Which brings us to the (Gen)-AI hype-cycle. It’s all hype, no substance. There are no valid uses for Gen-AI and even less uses than none in Procurement and it’s all a fallacy considering that even in a decade it won’t even have a 50/50 chance of being truly dependable at the expected rate of improvement. (And if a 200M investment into a new model culminated in the great insight that we should eat one rock a day, maybe it’s time to bury this failed offshoot of AI now before more Billions are wasted. After all, if those Billions were invested in the public school system, that would more than double the current national budget — think of how much better educated your children would be with that increase in funding. Despite the bullcr@p, the future lies in Human Intelligence (HI!), which needs to be nurtured, not abandoned.)

In other words, don’t get led astray by the buzzwords. Value comes from real products that solve real problems whose solutions provide real value to your organization. If the vendor can’t explain that in plain English, then you can be fairly certain the vendor doesn’t have anything truly valuable and you should move on.

Why Do Successful Solution Providers Ruin Everything By Becoming Tech Companies?
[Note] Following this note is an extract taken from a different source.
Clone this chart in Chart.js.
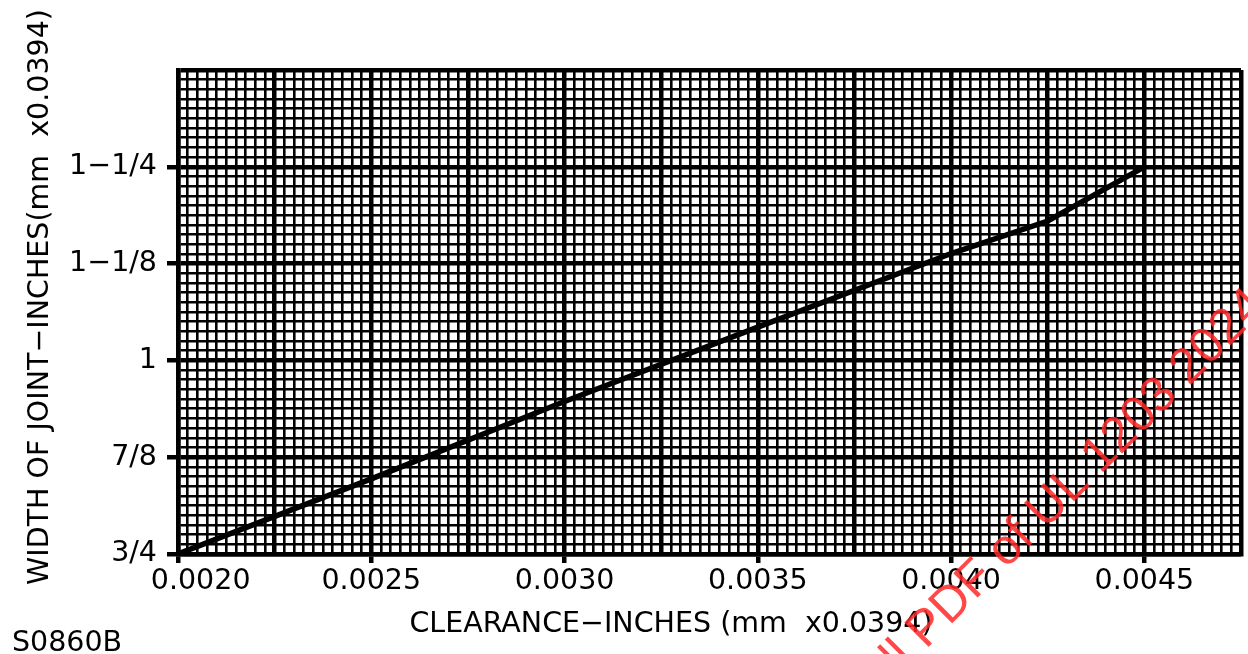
<!DOCTYPE html>
<html><head><meta charset="utf-8">
<script src="https://cdn.jsdelivr.net/npm/chart.js@4"></script>
<style>html,body{margin:0;padding:0;background:#fff;overflow:hidden}#wrap{width:1248px;height:654px}</style>
</head><body><div id="wrap"><canvas id="c" width="1248" height="654"></canvas></div>
<script>
// ---- data ----
const clearance = [0.0020, 0.0025, 0.0030, 0.0035, 0.0040, 0.00425, 0.0045];
const jointWidth = [0.75, 0.847, 0.947, 1.043, 1.138, 1.180, 1.25];
const xTickLabels = ['0.0020', '0.0025', '0.0030', '0.0035', '0.0040', '0.0045'];
const yTickLabels = ['3/4', '7/8', '1', '1\u22121/8', '1\u22121/4'];
const xTitle = 'CLEARANCE\u2212INCHES (mm  x0.0394)';
const yTitle = 'WIDTH OF JOINT\u2212INCHES(mm  x0.0394)';
const figureId = 'S0860B';
const watermark = 'view the full PDF of UL 1203 2024';

// ---- axis ranges / grid divisions ----
const X_MIN = 0.0020, X_MAX = 0.00475, X_DIV = 110;  // minor step 0.000025
const Y_MIN = 0.75, Y_MAX = 1.375, Y_DIV = 50;        // minor step 0.0125

const FONT = 'DejaVu Sans';
const FS = 28.5;

function gridTicks(min, max, n) {
  const t = [];
  for (let i = 0; i <= n; i++) t.push({ value: min + (max - min) * i / n });
  return t;
}

const textPlugin = {
  id: 'texts',
  afterDraw(chart) {
    const c = chart.ctx;
    c.save();
    c.fillStyle = '#000';
    c.font = FS + 'px "' + FONT + '"';
    c.textBaseline = 'alphabetic';
    c.textAlign = 'center';
    c.fillText(xTitle, 671, 632);
    c.save();
    c.translate(48, 297);
    c.rotate(-Math.PI / 2);
    c.fillText(yTitle, 0, 0);
    c.restore();
    c.textAlign = 'left';
    c.fillText(figureId, 12, 651);
    // watermark
    c.save();
    c.translate(1258, 298);
    c.rotate(-Math.PI / 4);
    c.font = '50px "Liberation Sans"';
    c.fillStyle = 'rgba(255,40,40,0.85)';
    c.textAlign = 'right';
    c.textBaseline = 'middle';
    c.fillText(watermark, 0, 0);
    c.restore();
    c.restore();
  }
};

new Chart(document.getElementById('c'), {
  type: 'scatter',
  data: {
    datasets: [{
      data: clearance.map((x, i) => ({ x: x, y: jointWidth[i] })),
      showLine: true,
      borderColor: '#000',
      borderWidth: 5.5,
      pointRadius: 0,
      tension: 0,
      fill: false
    }]
  },
  options: {
    responsive: false,
    animation: false,
    devicePixelRatio: 1,
    layout: { padding: { top: 70, right: 7, left: 0, bottom: 0 } },
    plugins: { legend: { display: false }, tooltip: { enabled: false } },
    scales: {
      x: {
        type: 'linear', position: 'bottom', min: X_MIN, max: X_MAX,
        afterBuildTicks: s => { s.ticks = gridTicks(X_MIN, X_MAX, X_DIV); },
        afterFit: s => { s.height = 100; },
        ticks: {
          autoSkip: false, maxRotation: 0, minRotation: 0, padding: 1, color: '#000',
          font: { family: FONT, size: FS },
          callback: (v, i) => (i % 20 === 0 && i / 20 < xTickLabels.length)
            ? (i === 0 ? '     ' + xTickLabels[0] : xTickLabels[i / 20]) : ''
        },
        grid: {
          color: '#000',
          lineWidth: ctx => (ctx.index % 10 === 0 ? 4.5 : 2.6),
          tickLength: 9,
          tickWidth: 4.5,
          tickColor: ctx => (ctx.index % 20 === 0 && ctx.index <= 100) ? '#000' : 'rgba(0,0,0,0)'
        },
        border: { display: true, width: 4.5, color: '#000' }
      },
      y: {
        type: 'linear', position: 'left', min: Y_MIN, max: Y_MAX,
        afterBuildTicks: s => { s.ticks = gridTicks(Y_MIN, Y_MAX, Y_DIV); },
        afterFit: s => { s.width = 178; },
        ticks: {
          autoSkip: false, padding: 10, color: '#000',
          font: { family: FONT, size: FS },
          callback: (v, i) => (i % 10 === 0 && i / 10 < yTickLabels.length) ? yTickLabels[i / 10] : ''
        },
        grid: {
          color: '#000',
          lineWidth: ctx => (ctx.index % 10 === 0 ? 4.5 : 2.6),
          tickLength: 11,
          tickWidth: 4.5,
          tickColor: ctx => (ctx.index % 10 === 0 && ctx.index <= 40) ? '#000' : 'rgba(0,0,0,0)'
        },
        border: { display: true, width: 4.5, color: '#000' }
      }
    }
  },
  plugins: [textPlugin]
});
</script></body></html>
Jon THE REVELATOR asked this very important question in a article over on Procure Insights in the spring.

And, of course, the doctor answered.

Simply put, the reason they ruin everything is because they fail to understand that, in Finance and Procurement, no one wants tech or software … no one. This is true from a professional and a personal point of view.

Professionally, they want whatever will make their jobs easier. They don’t care if its software, a physical tool, outsourced labour, or an intern. They want to get the job done, fulfill the requirements of the business, make money, and do it with as little effort on their part as possible. If that’s software, great. If the money is there and it’s outsourcing everything at an affordable dollar value that will generate a return, they’d be just as happy (if not happier) to do that (as then they wouldn’t be stuck fighting with a tool when it didn’t do exactly what they wanted it to do exactly the way they wanted it done).

Personally, and this is what software companies don’t get, Finance and Procurement people want software EVEN less. 140,000 people don’t flock to CES (Consumer Electronics Show) for the software — they flock for the cool new gadgets that will entertain them. The gadgets may be software powered, but they don’t care about that. It’s the fun factor. And, let’s face it, Finance and Procurement software IS NOT FUN!

Has anyone ever wanted a word processor? A piece of tax software? A scripting tool? NO. Writers want an e-type writer, they don’t care what that is. People don’t even want to do their taxes, so they definitely don’t desire software that will help them do other people’s taxes too. Coders like scripting, but they are usually doing it to get a job done more quickly or elegantly or to have (sometimes illegal hacking) fun as it’s their version of entertainment. They don’t want your tool — they want what it does.

Gamers want video games, but they want the experience, they don’t want to see the “software”. The game console sells, not the code that powers it.

That’s why successful solution providers, who forgot it is all about solutions that deliver ROI to the business, ruin everything when they become tech companies. Tech is for consumers, not for business. Valuable ROI-generating solutions are for business.